— Start of MATERIAL —

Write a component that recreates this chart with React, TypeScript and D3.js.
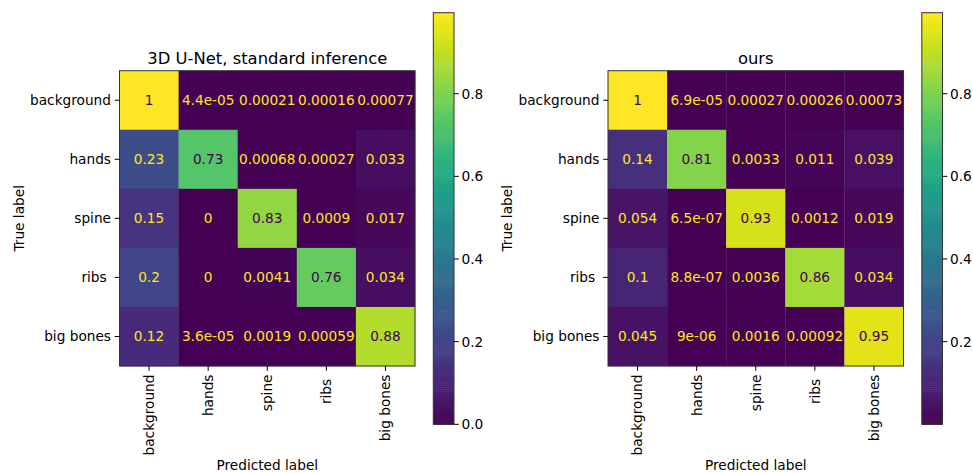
import React, { useEffect, useRef } from 'react';
import * as d3 from 'd3';

// class names ("ribs " keeps its trailing space, as in the source figure)
const labels = ['background', 'hands', 'spine', 'ribs ', 'big bones'];
const xLabels = ['background', 'hands', 'spine', 'ribs', 'big bones'];

// row-normalised confusion matrices (rows = true, cols = predicted)
const unetMatrix = [
  [0.996, 4.4e-05, 0.00021, 0.00016, 0.00077],
  [0.23, 0.73, 0.00068, 0.00027, 0.033],
  [0.15, 0, 0.83, 0.0009, 0.017],
  [0.2, 0, 0.0041, 0.76, 0.034],
  [0.12, 3.6e-05, 0.0019, 0.00059, 0.88],
];
const oursMatrix = [
  [0.996, 6.9e-05, 0.00027, 0.00026, 0.00073],
  [0.14, 0.81, 0.0033, 0.011, 0.039],
  [0.054, 6.5e-07, 0.93, 0.0012, 0.019],
  [0.1, 8.8e-07, 0.0036, 0.86, 0.034],
  [0.045, 9e-06, 0.0016, 0.00092, 0.95],
];
const titles = ['3D U-Net, standard inference', 'ours'];

const FONT = 'DejaVu Sans, sans-serif';
const FS = 13.7;

// python-style "%.2g"
const fmtG = (v: number) => {
  if (v === 0) return '0';
  const exp = Math.floor(Math.log10(Math.abs(v)));
  if (exp < -4 || exp >= 2) {
    let [m, e] = v.toExponential(1).split('e');
    m = m.replace(/\.?0+$/, '');
    const n = +e;
    const es = (n < 0 ? '-' : '+') + String(Math.abs(n)).padStart(2, '0');
    return m + 'e' + es;
  }
  let s = v.toPrecision(2);
  if (s.includes('.')) s = s.replace(/0+$/, '').replace(/\.$/, '');
  return s;
};

const drawPanel = (g: any, matrix: number[][], title: string) => {
  const x = d3.scaleBand().domain(d3.range(5).map(String)).range([119.5, 415]);
  const y = d3.scaleBand().domain(d3.range(5).map(String)).range([70.7, 366]);
  const flat = matrix.flat();
  const vmin = d3.min(flat) as number;
  const vmax = d3.max(flat) as number;
  const color = d3.scaleSequential(d3.interpolateViridis).domain([vmin, vmax]);
  const thresh = (vmin + vmax) / 2;

  const cells = flat.map((v, k) => ({ v, r: Math.floor(k / 5), c: k % 5 }));

  g.selectAll('rect.cell')
    .data(cells)
    .enter()
    .append('rect')
    .attr('x', d => x(String(d.c)))
    .attr('y', d => y(String(d.r)))
    .attr('width', x.bandwidth() + 0.3)
    .attr('height', y.bandwidth() + 0.3)
    .attr('fill', d => color(d.v));

  g.selectAll('text.val')
    .data(cells)
    .enter()
    .append('text')
    .attr('x', d => (x(String(d.c)) as number) + x.bandwidth() / 2)
    .attr('y', d => (y(String(d.r)) as number) + y.bandwidth() / 2)
    .attr('dy', '0.36em')
    .attr('text-anchor', 'middle')
    .attr('font-size', FS)
    .attr('fill', d => (d.v < thresh ? d3.interpolateViridis(1) : d3.interpolateViridis(0)))
    .text(d => fmtG(d.v));

  g.append('rect')
    .attr('x', 119.5)
    .attr('y', 70.7)
    .attr('width', 415 - 119.5)
    .attr('height', 366 - 70.7)
    .attr('fill', 'none')
    .attr('stroke', '#333')
    .attr('stroke-width', 1);

  // y ticks
  labels.forEach((lab, i) => {
    const cy = (y(String(i)) as number) + y.bandwidth() / 2;
    g.append('line').attr('x1', 119.5).attr('x2', 114.7).attr('y1', cy).attr('y2', cy).attr('stroke', '#000');
    g.append('text')
      .attr('x', 111)
      .attr('y', cy)
      .attr('dy', '0.36em')
      .attr('text-anchor', 'end')
      .attr('font-size', FS)
      .style('white-space', 'pre')
      .attr('fill', '#000')
      .text(lab);
  });

  // x ticks (rotated)
  labels.forEach((lab, i) => {
    const cx = (x(String(i)) as number) + x.bandwidth() / 2;
    g.append('line').attr('x1', cx).attr('x2', cx).attr('y1', 366).attr('y2', 370.8).attr('stroke', '#000');
    g.append('text')
      .attr('transform', `translate(${cx},374.5) rotate(-90)`)
      .attr('dy', '0.36em')
      .attr('text-anchor', 'end')
      .attr('font-size', FS)
      .style('white-space', 'pre')
      .attr('fill', '#000')
      .text(lab);
  });

  g.append('text')
    .attr('x', 267.3)
    .attr('y', 64)
    .attr('text-anchor', 'middle')
    .attr('font-size', 16.4)
    .text(title);

  g.append('text')
    .attr('x', 267.3)
    .attr('y', 470)
    .attr('text-anchor', 'middle')
    .attr('font-size', FS)
    .text('Predicted label');

  g.append('text')
    .attr('transform', 'translate(23.5,218.3) rotate(-90)')
    .attr('text-anchor', 'middle')
    .attr('font-size', FS)
    .text('True label');

  // colorbar
  const cbX = 433.3, cbW = 20.7, cbTop = 12.7, cbBot = 424.3;
  const cy = d3.scaleLinear().domain([vmin, vmax]).range([cbBot, cbTop]);
  const steps = d3.range(0, 1.0001, 1 / 200);
  g.selectAll('rect.cb')
    .data(steps.slice(0, -1))
    .enter()
    .append('rect')
    .attr('x', cbX)
    .attr('width', cbW)
    .attr('y', d => cy(vmin + (d + 1 / 200) * (vmax - vmin)))
    .attr('height', (cbBot - cbTop) / 200 + 0.5)
    .attr('fill', d => d3.interpolateViridis(d + 0.5 / 200));
  g.append('rect')
    .attr('x', cbX)
    .attr('y', cbTop)
    .attr('width', cbW)
    .attr('height', cbBot - cbTop)
    .attr('fill', 'none')
    .attr('stroke', '#333')
    .attr('stroke-width', 1);

  const ticks = d3.range(0, 1, 0.2).filter(t => t >= vmin && t <= vmax);
  ticks.forEach(t => {
    const ty = cy(t);
    g.append('line').attr('x1', cbX + cbW).attr('x2', cbX + cbW + 4.8).attr('y1', ty).attr('y2', ty).attr('stroke', '#000');
    g.append('text')
      .attr('x', cbX + cbW + 7.5)
      .attr('y', ty)
      .attr('dy', '0.36em')
      .attr('font-size', FS)
      .text(d3.format('.1f')(t));
  });
};

const App = () => {
  const ref = useRef<SVGSVGElement>(null);

  useEffect(() => {
    const svg = d3.select(ref.current);
    svg.selectAll('*').remove();
    const mats = [unetMatrix, oursMatrix];
    mats.forEach((m, i) => {
      const g = svg.append('g')
        .attr('transform', `translate(${i * 488.5},0)`)
        .attr('font-family', FONT);
      drawPanel(g, m, titles[i]);
    });
  }, []);

  return (
    <svg
      ref={ref}
      width={973}
      height={473}
      style={{ position: 'absolute', left: 0, top: 0, background: '#fff' }}
    />
  );
};

export default App;
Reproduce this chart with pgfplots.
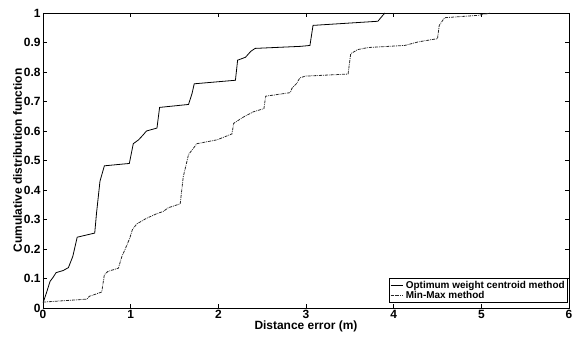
\documentclass[border=0pt]{standalone}
\usepackage{fontspec}
\setmainfont{Liberation Sans}
\usepackage{pgfplots}
\pgfplotsset{compat=1.18}
\begin{document}
\begin{tikzpicture}
\begin{axis}[
  scale only axis, width=526bp, height=295bp,
  xmin=0, xmax=6, ymin=0, ymax=1,
  xtick={0,1,2,3,4,5,6},
  ytick={0,0.1,0.2,0.3,0.4,0.5,0.6,0.7,0.8,0.9,1},
  yticklabels={0,0.1,0.2,0.3,0.4,0.5,0.6,0.7,0.8,0.9,1},
  tick align=inside, major tick length=4bp,
  tick style={black, line width=0.6pt},
  axis line style={line width=0.7pt},
  /pgf/number format/assume math mode=true,
  ticklabel style={font=\fontsize{12}{14}\selectfont\bfseries},
  xticklabel style={yshift=1bp},
  yticklabel style={xshift=1bp},
  xlabel={Distance error (m)}, ylabel={Cumulative distribution function},
  label style={font=\fontsize{12}{14}\selectfont\bfseries},
  xlabel style={yshift=5bp},
  ylabel style={yshift=-5bp},
  legend style={at={(0.998,0.017)}, anchor=south east, font=\fontsize{10}{11}\selectfont\bfseries,
    draw=black, line width=0.5pt, inner sep=1pt, row sep=-3pt, cells={anchor=west}},
  legend image code/.code={\draw[#1] (0cm,0cm) -- (0.45cm,0cm);},
]
\addplot[black, line width=0.8pt] coordinates {
(0,0.017) (0.038,0.05) (0.08,0.09) (0.115,0.104) (0.15,0.12) (0.23,0.127) (0.29,0.137)
(0.34,0.175) (0.39,0.24) (0.59,0.254) (0.61,0.32) (0.65,0.43) (0.70,0.482)
(0.985,0.49) (1.03,0.557) (1.09,0.57) (1.14,0.586) (1.18,0.60) (1.30,0.61) (1.33,0.68)
(1.66,0.69) (1.70,0.727) (1.725,0.76) (2.195,0.772) (2.22,0.84) (2.31,0.85) (2.37,0.87) (2.42,0.88)
(2.94,0.887) (3.045,0.89) (3.08,0.958) (3.82,0.972) (3.87,0.99) (3.9,1.0)
};
\addlegendentry{Optimum weight centroid method}
\addplot[black!85, line width=0.8pt, densely dashdotted] coordinates {
(0,0.02) (0.50,0.03) (0.53,0.04) (0.67,0.054) (0.70,0.113) (0.74,0.124) (0.86,0.135)
(0.90,0.175) (0.935,0.198) (0.99,0.237) (1.02,0.266) (1.07,0.285) (1.18,0.304) (1.30,0.32)
(1.37,0.327) (1.43,0.34) (1.565,0.353) (1.60,0.445) (1.66,0.52) (1.755,0.557) (1.985,0.57)
(2.155,0.59) (2.175,0.626) (2.29,0.648) (2.40,0.665) (2.52,0.676) (2.54,0.718) (2.82,0.73)
(2.84,0.745) (2.89,0.76) (2.93,0.78) (2.99,0.786) (3.48,0.793) (3.51,0.862) (3.59,0.876)
(3.71,0.883) (4.125,0.89) (4.28,0.902) (4.50,0.913) (4.52,0.958) (4.58,0.984) (4.96,0.992) (5.11,1.0)
};
\addlegendentry{Min-Max method}
\end{axis}
\pgfresetboundingbox
\path[use as bounding box] ([xshift=-43bp,yshift=-37bp]current axis.south west) rectangle ([xshift=3bp,yshift=13bp]current axis.north east);
\end{tikzpicture}
\end{document}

— End of MATERIAL —

#### EXERCISE AIM:
The lines from the top of the data above through the one holding "const FS = 13.7;" are to be repeated exactly, and only those, with no pictures.

#### TASK OUTPUT:
Write a component that recreates this chart with React, TypeScript and D3.js.
import React, { useEffect, useRef } from 'react';
import * as d3 from 'd3';

// class names ("ribs " keeps its trailing space, as in the source figure)
const labels = ['background', 'hands', 'spine', 'ribs ', 'big bones'];
const xLabels = ['background', 'hands', 'spine', 'ribs', 'big bones'];

// row-normalised confusion matrices (rows = true, cols = predicted)
const unetMatrix = [
  [0.996, 4.4e-05, 0.00021, 0.00016, 0.00077],
  [0.23, 0.73, 0.00068, 0.00027, 0.033],
  [0.15, 0, 0.83, 0.0009, 0.017],
  [0.2, 0, 0.0041, 0.76, 0.034],
  [0.12, 3.6e-05, 0.0019, 0.00059, 0.88],
];
const oursMatrix = [
  [0.996, 6.9e-05, 0.00027, 0.00026, 0.00073],
  [0.14, 0.81, 0.0033, 0.011, 0.039],
  [0.054, 6.5e-07, 0.93, 0.0012, 0.019],
  [0.1, 8.8e-07, 0.0036, 0.86, 0.034],
  [0.045, 9e-06, 0.0016, 0.00092, 0.95],
];
const titles = ['3D U-Net, standard inference', 'ours'];

const FONT = 'DejaVu Sans, sans-serif';
const FS = 13.7;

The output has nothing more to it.